Springfield Business Journal Articles

Sarah Delano Pavlik

Social Media and the Workplace

What can my employer require of me regarding social media?

Frankly, not much.  Under the Right to Privacy in the Workplace Act, employers cannot request that you provide your social media login credentials.  Nor may an employer require that you invite it to your online group or require that you join a group that would allow your employer access to your friends.  Similarly, employers can’t require you to join the employer’s online account.  Finally, employers are prohibited from requesting that you authenticate or access an online account in their presence.

Do private sector employees have free speech rights to post controversial or inflammatory content on social media?

Let’s start with some basic principles.  The First Amendment restricts governmental action.  It does not restrict the actions of private individuals or corporations.  As such, in most instances an employee of a private (non-public) employer cannot assert that speech codes or restrictions violate his or her First Amendment rights.
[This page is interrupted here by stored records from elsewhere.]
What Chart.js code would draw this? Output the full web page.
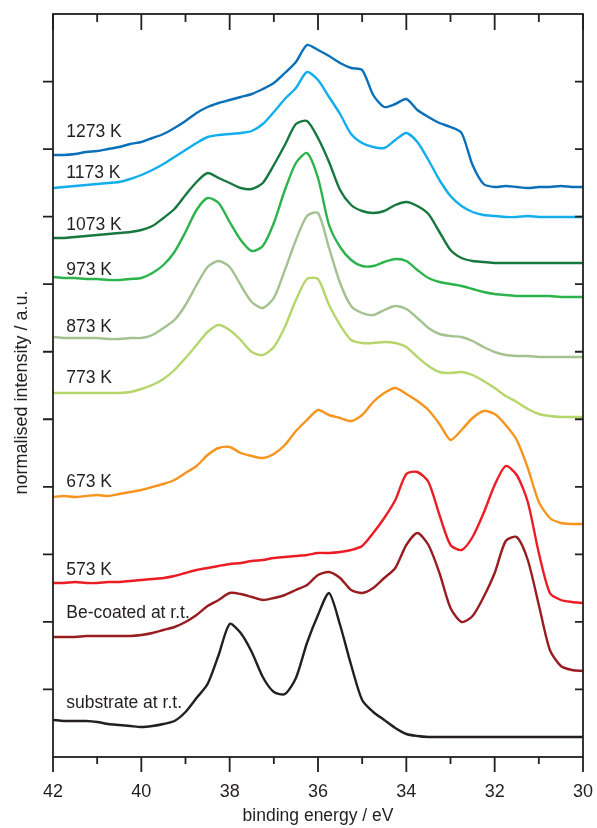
<!DOCTYPE html>
<html>
<head>
<meta charset="utf-8">
<script src="https://cdn.jsdelivr.net/npm/chart.js@4.4.1/dist/chart.umd.min.js"></script>
<style>
  html, body { margin: 0; padding: 0; background: #fff; }
</style>
</head>
<body>
<canvas id="grafico-espectros" width="597" height="828"></canvas>
<script>
// binding energy grid (eV), left to right on the reversed axis
const energias = [42.00, 41.75, 41.50, 41.25, 41.00, 40.75, 40.50, 40.25, 40.00, 39.75,
                  39.50, 39.25, 39.00, 38.75, 38.50, 38.25, 38.00, 37.75, 37.50, 37.25,
                  37.00, 36.75, 36.50, 36.25, 36.00, 35.75, 35.50, 35.25, 35.00, 34.75,
                  34.50, 34.25, 34.00, 33.75, 33.50, 33.25, 33.00, 32.75, 32.50, 32.25,
                  32.00, 31.75, 31.50, 31.25, 31.00, 30.75, 30.50, 30.25, 30.00];

// normalised intensity (a.u., spectra already offset)
const s1273 = [602,602,603,605,606,608,610,613,615,619, 623,629,636,644,650,654,657,660,663,668,
               674,684,695,712,707,701,694,689,687,662, 650,653,658,647,640,634,630,624,592,573,
               570,571,570,569,570,570,571,570,570];
const s1173 = [569,570,571,572,573,574,575,578,582,587, 593,600,607,614,620,622,623,624,626,633,
               645,658,669,685,677,660,643,623,614,610, 609,617,624,615,597,577,561,551,545,542,
               541,540,540,541,540,540,540,540,540];
const s1073 = [519,519,520,521,522,523,524,525,527,531, 539,548,562,575,584,579,574,569,568,574,
               592,612,633,636,619,595,567,552,546,544, 546,552,555,551,543,525,507,499,496,495,
               494,494,494,494,494,494,494,494,494];
const s973  = [480,479,479,478,478,477,477,478,479,484, 492,505,525,547,559,554,535,517,506,511,
               534,567,594,604,579,532,510,497,491,491, 495,498,496,487,479,475,473,471,468,465,
               463,462,461,461,461,461,460,460,460];
const s873  = [420,419,419,419,419,418,418,419,419,422, 429,437,452,472,490,496,490,472,455,449,
               459,487,517,541,544,509,474,451,444,442, 447,451,448,439,429,423,421,420,416,410,
               405,402,401,401,400,400,400,400,400];
const s773  = [364,364,364,364,364,364,364,365,368,372, 378,387,399,412,425,432,427,417,405,402,
               410,430,457,478,478,452,432,417,414,414, 415,414,410,400,391,385,384,385,382,376,
               369,361,355,348,343,341,340,340,340];
const s673  = [260,261,260,261,262,261,263,265,267,270, 273,277,284,291,302,309,310,304,301,299,
               303,312,326,337,347,342,339,336,342,355, 364,369,363,356,347,333,317,327,339,346,
               343,332,317,289,255,239,234,233,233];
const s573  = [174,174,175,174,174,175,175,176,177,178, 179,181,184,187,189,191,193,194,196,197,
               199,200,201,202,204,204,205,207,211,224, 239,257,283,285,275,242,212,207,220,244,
               272,291,282,255,204,164,157,155,154];
const sBe   = [120,120,120,121,121,121,121,121,122,124, 127,130,135,142,151,157,164,163,160,157,
               159,162,167,172,182,185,179,167,164,169, 179,189,212,224,212,184,149,135,141,160,
               184,216,220,197,152,107,91,87,86];
const sSub  = [37,36,36,36,35,33,32,31,30,31, 33,36,45,59,73,102,133,124,105,80,
               65,63,79,114,142,164,132,92,57,45, 37,29,23,21,20,20,20,20,20,20,
               20,20,20,20,20,20,20,20,20];

const series  = [s1273, s1173, s1073, s973, s873, s773, s673, s573, sBe, sSub];
const rotulos = ['1273 K', '1173 K', '1073 K', '973 K', '873 K', '773 K', '673 K', '573 K',
                 'Be-coated at r.t.', 'substrate at r.t.'];
const niveisRotulos = [620, 579, 527, 482, 425, 374, 270, 182, 139, 49];
const cores = ['#0a70b9', '#12aeec', '#16783f', '#2db34c', '#a3c290', '#b6d66c',
               '#f7941e', '#ec1c24', '#971d20', '#231f20'];

const xTicks = [42, 40, 38, 36, 34, 32, 30];
const xMinorTicks = [41, 39, 37, 35, 33, 31];
const yMax = 743, yDivisoes = 11;

const FONTE = '"Liberation Sans", Arial, sans-serif';
const TINTA = '#231f20';

const molduraPlugin = {
    id: 'moldura',
    afterDraw(chart) {
        const { ctx, chartArea: a, scales: { x, y } } = chart;
        ctx.save();
        ctx.strokeStyle = TINTA;
        ctx.lineWidth = 1.8;
        ctx.lineCap = 'butt';
        ctx.strokeRect(a.left, a.top, a.right - a.left, a.bottom - a.top);

        ctx.beginPath();
        xTicks.forEach(v => {
            const px = x.getPixelForValue(v);
            ctx.moveTo(px, a.bottom); ctx.lineTo(px, a.bottom + 15);
            ctx.moveTo(px, a.top); ctx.lineTo(px, a.top + 16);
        });
        xMinorTicks.forEach(v => {
            const px = x.getPixelForValue(v);
            ctx.moveTo(px, a.bottom); ctx.lineTo(px, a.bottom + 7);
            ctx.moveTo(px, a.top); ctx.lineTo(px, a.top + 8);
        });
        for (let k = 1; k < yDivisoes; k++) {
            const py = y.getPixelForValue(k * yMax / yDivisoes);
            ctx.moveTo(a.left - 10, py); ctx.lineTo(a.left, py);
            ctx.moveTo(a.right - 8, py); ctx.lineTo(a.right, py);
        }
        ctx.stroke();

        ctx.fillStyle = TINTA;
        ctx.font = `18px ${FONTE}`;
        ctx.textAlign = 'center';
        ctx.textBaseline = 'alphabetic';
        xTicks.forEach(v => ctx.fillText(String(v), x.getPixelForValue(v), a.bottom + 40));

        ctx.font = `17.5px ${FONTE}`;
        ctx.fillText('binding energy / eV', (a.left + a.right) / 2, a.bottom + 64);

        ctx.save();
        ctx.font = `18px ${FONTE}`;
        ctx.translate(27, (a.top + a.bottom) / 2 + 7);
        ctx.rotate(-Math.PI / 2);
        ctx.fillText('normalised intensity / a.u.', 0, 0);
        ctx.restore();

        ctx.textAlign = 'left';
        rotulos.forEach((r, i) => {
            ctx.fillText(r, x.getPixelForValue(41.7), y.getPixelForValue(niveisRotulos[i]));
        });
        ctx.restore();
    }
};

const datasets = series.map((s, i) => ({
    label: rotulos[i],
    data: energias.map((e, j) => ({ x: e, y: s[j] })),
    borderColor: cores[i],
    borderWidth: 2.4,
    pointRadius: 0,
    tension: 0.25,
    fill: false
}));

new Chart(document.getElementById('grafico-espectros').getContext('2d'), {
    type: 'line',
    data: { datasets },
    options: {
        responsive: false,
        animation: false,
        layout: { padding: { left: 53, right: 14, top: 14, bottom: 71 } },
        scales: {
            x: { type: 'linear', reverse: true, min: 30, max: 42, display: false },
            y: { type: 'linear', min: 0, max: yMax, display: false }
        },
        plugins: { legend: { display: false }, tooltip: { enabled: false } }
    },
    plugins: [molduraPlugin]
});
</script>
</body>
</html>
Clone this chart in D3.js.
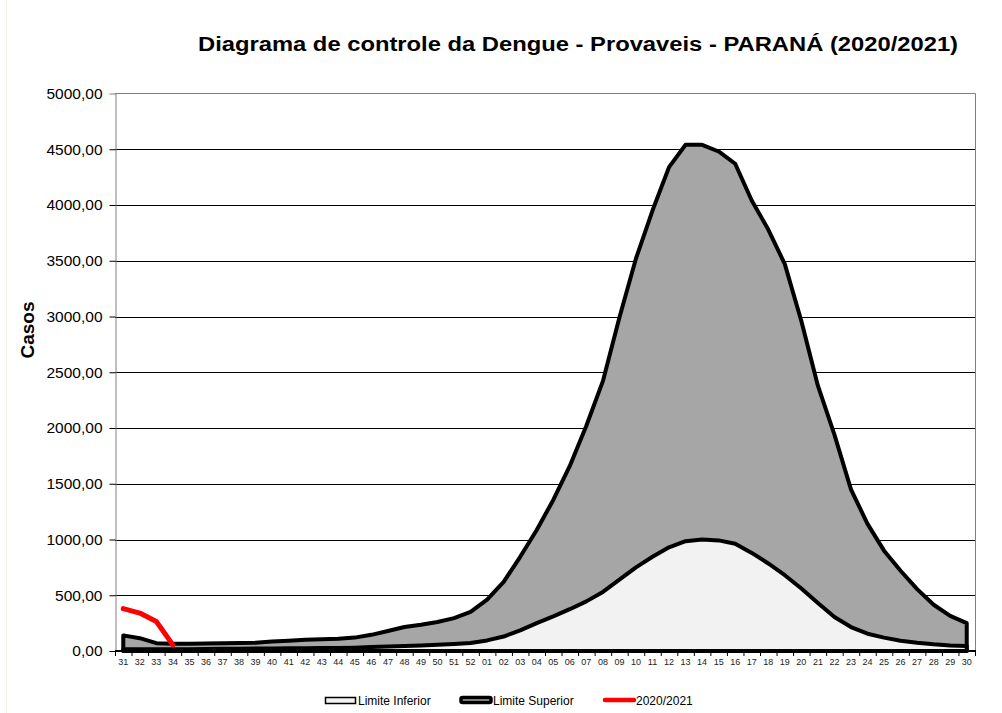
<!DOCTYPE html>
<html>
<head>
<meta charset="utf-8">
<script src="https://cdn.jsdelivr.net/npm/d3@7"></script>
<style>
  body { margin: 0; background: #fff; }
  svg text { font-family: Arial, "Liberation Sans", sans-serif; }
</style>
</head>
<body>
<svg id="chart" width="1002" height="713"></svg>
<script>
// Semanas epidemiologicas 31/2020 .. 30/2021
const weeks = ['31','32','33','34','35','36','37','38','39','40','41','42','43','44','45','46','47','48','49','50','51','52',
  '01','02','03','04','05','06','07','08','09','10','11','12','13','14','15','16','17','18','19','20','21','22','23','24','25','26','27','28','29','30'];

// Limite Inferior (casos)
const lowerLimit = [15, 15, 15, 15, 15, 18, 20, 20, 22, 22, 24, 25, 26, 28, 30, 35, 40, 45, 50, 55, 62, 72,
  95, 130, 185, 250, 310, 375, 445, 530, 640, 750, 845, 930, 985, 1000, 992, 962, 880, 785, 680, 560, 430, 305, 215, 155, 120, 92, 74, 60, 50, 44];

// Limite Superior (casos)
const upperLimit = [140, 115, 70, 65, 65, 68, 70, 72, 75, 85, 92, 100, 105, 110, 120, 145, 180, 215, 235, 260, 295, 350,
  460, 620, 845, 1085, 1355, 1660, 2020, 2420, 2990, 3520, 3950, 4340, 4540, 4540, 4480, 4370, 4040, 3780, 3470, 2960, 2380, 1940, 1450, 1140, 900, 720, 555, 415, 315, 250];

// 2020/2021 casos provaveis
const current = [380, 340, 265, 55];

const yTicks = [0, 500, 1000, 1500, 2000, 2500, 3000, 3500, 4000, 4500, 5000];

const plotLeft = 115, plotRight = 975, plotTop = 93.5, plotBottom = 651;

const svg = d3.select('#chart');

// faint outer chart border
svg.append('line')
    .attr('x1', 6.5).attr('x2', 6.5).attr('y1', 0).attr('y2', 713)
    .attr('stroke', '#eef3e8');

const x = d3.scaleBand().domain(weeks).range([plotLeft, plotRight]);
const cx = d => x(d) + x.bandwidth() / 2;
const y = d3.scaleLinear().domain([0, 5000]).range([plotBottom, plotTop]);

// gridlines
svg.append('g')
    .selectAll('line')
    .data(yTicks.filter(d => d > 0 && d < 5000))
    .join('line')
    .attr('x1', plotLeft).attr('x2', plotRight)
    .attr('y1', d => Math.round(y(d)) + 0.5)
    .attr('y2', d => Math.round(y(d)) + 0.5)
    .attr('stroke', '#000')
    .attr('stroke-width', 1);

// plot border (top, right)
svg.append('path')
    .attr('d', 'M' + plotLeft + ',' + plotTop + 'H' + (plotRight + 0.5) + 'V' + plotBottom)
    .attr('fill', 'none')
    .attr('stroke', '#808080');

const limitArea = d3.area()
    .x((d, i) => cx(weeks[i]))
    .y0(y(0))
    .y1(d => y(d));

svg.append('path')
    .datum(upperLimit)
    .attr('d', limitArea)
    .attr('fill', '#a6a6a6')
    .attr('stroke', '#000')
    .attr('stroke-width', 4)
    .attr('stroke-linejoin', 'round');

svg.append('path')
    .datum(lowerLimit)
    .attr('d', limitArea)
    .attr('fill', '#f2f2f2')
    .attr('stroke', '#000')
    .attr('stroke-width', 4)
    .attr('stroke-linejoin', 'round');

// red line 2020/2021
svg.append('path')
    .datum(current)
    .attr('d', d3.line().x((d, i) => cx(weeks[i])).y(d => y(d)))
    .attr('fill', 'none')
    .attr('stroke', '#ff0000')
    .attr('stroke-width', 5)
    .attr('stroke-linecap', 'round')
    .attr('stroke-linejoin', 'round');

// y axis
const yAxis = svg.append('g')
    .attr('transform', 'translate(' + (plotLeft + 0.5) + ',0)')
    .call(d3.axisLeft(y).tickValues(yTicks).tickSize(6).tickPadding(7)
        .tickFormat(d => d3.format('.2f')(d).replace('.', ',')));
yAxis.select('.domain').attr('stroke', '#808080');
yAxis.selectAll('.tick line').attr('stroke', '#000');
yAxis.selectAll('.tick').filter(d => d === 5000).select('line').remove();
yAxis.selectAll('text')
    .attr('font-size', 15.5)
    .attr('font-family', 'Arial, "Liberation Sans", sans-serif')
    .attr('fill', '#000');

// x axis
svg.append('line')
    .attr('x1', plotLeft).attr('x2', plotRight + 1)
    .attr('y1', plotBottom).attr('y2', plotBottom)
    .attr('stroke', '#000').attr('stroke-width', 2);

svg.append('g')
    .selectAll('line')
    .data(weeks.concat(['end']))
    .join('line')
    .attr('x1', d => (d === 'end' ? plotRight : x(d)) + 0.5)
    .attr('x2', d => (d === 'end' ? plotRight : x(d)) + 0.5)
    .attr('y1', plotBottom).attr('y2', plotBottom + 5)
    .attr('stroke', '#000');

svg.append('g')
    .selectAll('text')
    .data(weeks)
    .join('text')
    .attr('x', d => cx(d))
    .attr('y', plotBottom + 14)
    .attr('text-anchor', 'middle')
    .attr('font-size', 9)
    .attr('fill', '#222')
    .text(d => d);

// title
svg.append('text')
    .attr('x', 578).attr('y', 51)
    .attr('text-anchor', 'middle')
    .attr('font-size', 20)
    .attr('font-weight', 'bold')
    .attr('textLength', 760)
    .attr('lengthAdjust', 'spacingAndGlyphs')
    .text('Diagrama de controle da Dengue - Provaveis - PARANÁ (2020/2021)');

// y title
svg.append('text')
    .attr('transform', 'translate(34,330) rotate(-90)')
    .attr('text-anchor', 'middle')
    .attr('font-size', 19)
    .attr('font-weight', 'bold')
    .text('Casos');

// legend
const legend = svg.append('g');
legend.append('rect')
    .attr('x', 325.5).attr('y', 697.5).attr('width', 30).attr('height', 6)
    .attr('fill', '#f2f2f2').attr('stroke', '#000').attr('stroke-width', 1.5);
legend.append('text').attr('x', 358).attr('y', 705).attr('font-size', 12).text('Limite Inferior');

legend.append('rect')
    .attr('x', 461).attr('y', 697.5).attr('width', 30).attr('height', 5)
    .attr('rx', 1.5)
    .attr('fill', '#a6a6a6').attr('stroke', '#000').attr('stroke-width', 3.5);
legend.append('text').attr('x', 493).attr('y', 705).attr('font-size', 12).text('Limite Superior');

legend.append('line')
    .attr('x1', 605).attr('x2', 634).attr('y1', 700).attr('y2', 700)
    .attr('stroke', '#ff0000').attr('stroke-width', 4.5).attr('stroke-linecap', 'round');
legend.append('text').attr('x', 636).attr('y', 705).attr('font-size', 12).text('2020/2021');
</script>
</body>
</html>
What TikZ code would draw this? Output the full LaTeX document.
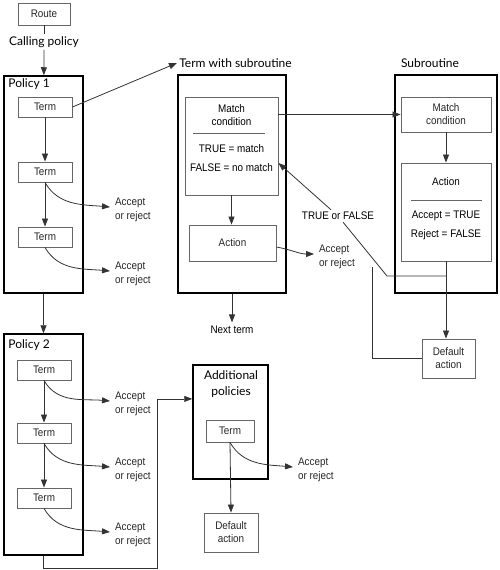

If, however, a private employer’s restrictions implicate protections provided by other laws, then First Amendment issues may come into play.  For example, if a private employer restricted its employees from disclosing illegalities in the workplace, then the Whistleblower Act would be implicated, and the restriction would be impermissible.  Or, a private employer may not restrict its employees from criticizing the employer in public because the NLRB generally recognizes this as a right guaranteed to employees under the National Labor Relations Act. 

What about public sector employees?

The United States Supreme Court has held that public employers cannot require their employees to surrender their Constitutional rights.  Instead, it has held that the First Amendment protection of a public employee‘s speech (which includes social media) hinges on the balance “between the interests of the employee, as a citizen, in commenting upon matters of public concern and the interest of the State, as an employer, in promoting the efficiency of the public services it performs through its employees.”  In short, public employees may freely speak unless that speech is too disruptive in the workplace.

How is this determined?  First, one has to determine if the speech relates to a matter of public concern or private grievance.  If the latter, work place discipline based on speech related to private matters does not implicate the First Amendment.  Workplace speech is only protected if it is a matter of public concern.  A matter of public concern is defined as “any matter of political, social, or other concern to the community.”  For example, a police officer who complained over inadequate training on use of force would be discussing a matter of public concern. 

Second, if the speech relates to a matter of public concern, one has to ask whether the right of free speech outweighs business reasons restricting that speech.  When speech impairs discipline or work relationships, or affects job performance or the “administration of public service,” it interferes with a public employer’s interests.  So in that instance, the government is allowed to restrict employees from using offensive speech to the public or co-workers and to discipline employees for violating the restrictions.. 

Will certain political content on my social media accounts give cause for discipline?

No.  Illinois employers may not discriminate based on party membership, election related speech, or voting.

Can a private employer discharge an employee over social media postings?

Most private sector employees are “at will” employees who can be terminated without cause.  For that reason, in general, an employer would be allowed to terminate an employee based on the content of their social media postings.  Well-advised employers, however, know that they have to treat employees equally.  Firing someone for online support of the Women’s march, but not firing someone with online support for BLM, could will be discriminatory.

That being said, certain federal laws protect employee’s rights to engage in certain workplace activity – such as organizing in social media forums to share workplace grievances.  Under this scenario where employees might be complaining about wages, management or other work conditions within the group could be protected from discipline.  BLM support in general would not merit protection.  But BLM support in connection with bringing attention to racial issues at an employer likely would merit protection under these federal laws.